Gerald Monroe comments on POC || GTFO culture as partial antidote to alignment wordcelism

Gerald Monroe 15 Mar 2023 12:28 UTC
5 points
2
I agree just think that probably virtually all of the ‘big’ issues talked about are not possible with current models. Including mesa optimizers. Architecturally they may not be achievable in the search space of “find the function parameters that minimize error on <this enormous amount of text, or this enormous amount of robotics problems>”.
Deception theoretically has a cost, and the direction of optimization would push against it, you’re asking for the smallest representation that correctly predicts the output. So at least with these forms of training + architectures (transformer variants, both for llms and robotics), this particular flaw May. Not. Happen.
It’s precisely what you were saying with your example, the actual compiler flaws are both different and as it turns out way worse. (“Sydney” wasn’t a mesa optimizer, it’s channeling a character that exists somewhere in the training corpus. The model was Working As Intended)

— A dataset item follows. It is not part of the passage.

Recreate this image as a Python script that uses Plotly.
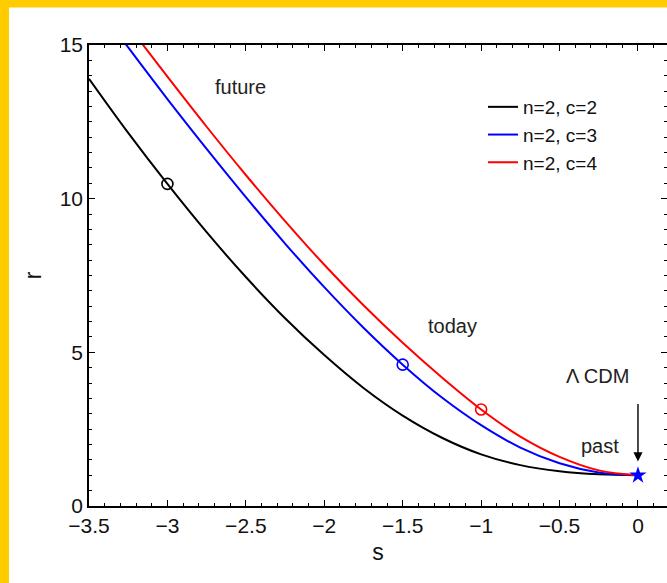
import plotly.graph_objects as go

# ---- data ----
s_grid = [-3.5, -3.25, -3.0, -2.75, -2.5, -2.25, -2.0, -1.75, -1.5, -1.25, -1.0, -0.75, -0.5, -0.25, 0.0]
r_c2 = [13.9, 12.14, 10.48, 8.91, 7.45, 6.11, 4.91, 3.84, 2.94, 2.22, 1.68, 1.33, 1.13, 1.03, 1.0]
r_c3 = [16.64, 14.92, 13.24, 11.62, 10.05, 8.54, 7.12, 5.8, 4.6, 3.53, 2.63, 1.9, 1.39, 1.09, 1.0]
r_c4 = [17.34, 15.63, 13.97, 12.34, 10.77, 9.27, 7.85, 6.53, 5.31, 4.18, 3.14, 2.26, 1.6, 1.16, 1.0]
labels = ["n=2, c=2", "n=2, c=3", "n=2, c=4"]
colors = ["#000000", "#0000FF", "#FF0000"]

today_s = [-3.0, -1.5, -1.0]
today_r = [10.48, 4.6, 3.14]

lcdm_s = [0.0]
lcdm_r = [1.0]

xticks = [-3.5, -3, -2.5, -2, -1.5, -1, -0.5, 0]
yticks = [0, 5, 10, 15]

FONT = "Liberation Sans, Arial, Helvetica, sans-serif"

fig = go.Figure()
for rv, lab, col in zip([r_c2, r_c3, r_c4], labels, colors):
    fig.add_trace(go.Scatter(x=s_grid, y=rv, mode="lines", name=lab,
                             line=dict(color=col, width=2, shape="spline", smoothing=1.0)))
for ts, tr, col in zip(today_s, today_r, colors):
    fig.add_trace(go.Scatter(x=[ts], y=[tr], mode="markers", showlegend=False,
                             marker=dict(symbol="circle-open", size=11, color=col,
                                         line=dict(width=1.6, color=col))))
fig.add_trace(go.Scatter(x=lcdm_s, y=lcdm_r, mode="markers", showlegend=False,
                         marker=dict(symbol="star", size=13, color="#0000FF",
                                     line=dict(width=0))))

W, H = 667, 583
L, R, T, B = 89, 0, 45, 77
pw, ph = W - L - R, H - T - B

def px(x):
    return (x - L) / pw

def py(y):
    return (H - B - y) / ph

yellow = "#FFCC00"
fig.add_shape(type="rect", xref="paper", yref="paper", x0=px(0), x1=px(9), y0=py(H), y1=py(0),
              fillcolor=yellow, line=dict(width=0), layer="above")
fig.add_shape(type="rect", xref="paper", yref="paper", x0=px(0), x1=px(W), y0=py(7.5), y1=py(0),
              fillcolor=yellow, line=dict(width=0), layer="above")

ann_font = dict(family=FONT, size=20, color="#222222")
fig.add_annotation(x=-2.535, y=13.62, text="future", showarrow=False, font=ann_font)
fig.add_annotation(x=-1.18, y=5.87, text="today", showarrow=False, font=ann_font)
fig.add_annotation(x=-0.24, y=1.96, text="past", showarrow=False, font=ann_font)
fig.add_annotation(x=-0.255, y=4.24, text="Λ CDM", showarrow=False, font=ann_font)
fig.add_annotation(x=0, y=1.45, ax=0, ay=3.37, xref="x", yref="y", axref="x", ayref="y",
                   text="", showarrow=True, arrowhead=2, arrowsize=1.3, arrowwidth=1.4,
                   arrowcolor="#000000")

axis_common = dict(showline=True, linecolor="black", linewidth=1.5, mirror="allticks",
                   ticks="inside", ticklen=6, tickwidth=1.3, tickcolor="black",
                   showgrid=False, zeroline=False, automargin=False,
                   tickfont=dict(family=FONT, size=21, color="#111111"))

fig.update_xaxes(range=[-3.5, 0.185], tickvals=xticks,
                 minor=dict(dtick=0.1, ticklen=3, tickwidth=1.1, ticks="inside", tickcolor="black", showgrid=False),
                 title=dict(text="s", font=dict(family=FONT, size=23, color="#111111"), standoff=8),
                 **axis_common)
fig.update_yaxes(range=[0, 15], tickvals=yticks,
                 minor=dict(dtick=0.5, ticklen=3, tickwidth=1.1, ticks="inside", tickcolor="black", showgrid=False),
                 title=dict(text="r", font=dict(family=FONT, size=23, color="#111111"), standoff=12),
                 **axis_common)

fig.update_layout(
    width=W, height=H,
    margin=dict(l=L, r=R, t=T, b=B, pad=0),
    paper_bgcolor="white", plot_bgcolor="white",
    showlegend=True,
    legend=dict(x=px(483), y=py(88), xanchor="left", yanchor="top",
                font=dict(family=FONT, size=19, color="#111111"),
                bgcolor="rgba(0,0,0,0)", borderwidth=0, tracegroupgap=0),
)

fig.write_html("out.html")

- seed 1 Feb 2024 3:05 UTC
  2 points
  0
  Parent
  Didn’t they demonstrate that transformers could be mesaoptimizers? (I never properly understood the paper, so it’s a genuine question.) Uncovering Mesaoptimization Algorithms in Transformers
  - Gerald Monroe 1 Feb 2024 5:36 UTC
    3 points
    0
    Parent
    From the paper:
    Motivated by our findings that attention layers are attempting to implicitly optimize internal objective functions, we introduce the mesa-layer, a novel attention layer that efficiently solves a least-squares optimization problem, instead of taking just a single gradient step towards an optimum. We show that a single mesa-layer outperforms deep linear and softmax self-attention Transformers on simple sequential tasks while offering more interpretability
    It looks like you can analyze transformers, discover the internal patterns that emergently are formed, analyze which ones work the best, and then redesign your network architecture to start with an extra layer that has this pattern already present.
    Not only is this closer to the human brain, but yes, it’s adding a type of internal mesa optimizer. Doing it deliberately instead of letting one form emergently from the data probably prevents the failure mode AI doomers are worried about, this layer allowing the machine to defect against humans.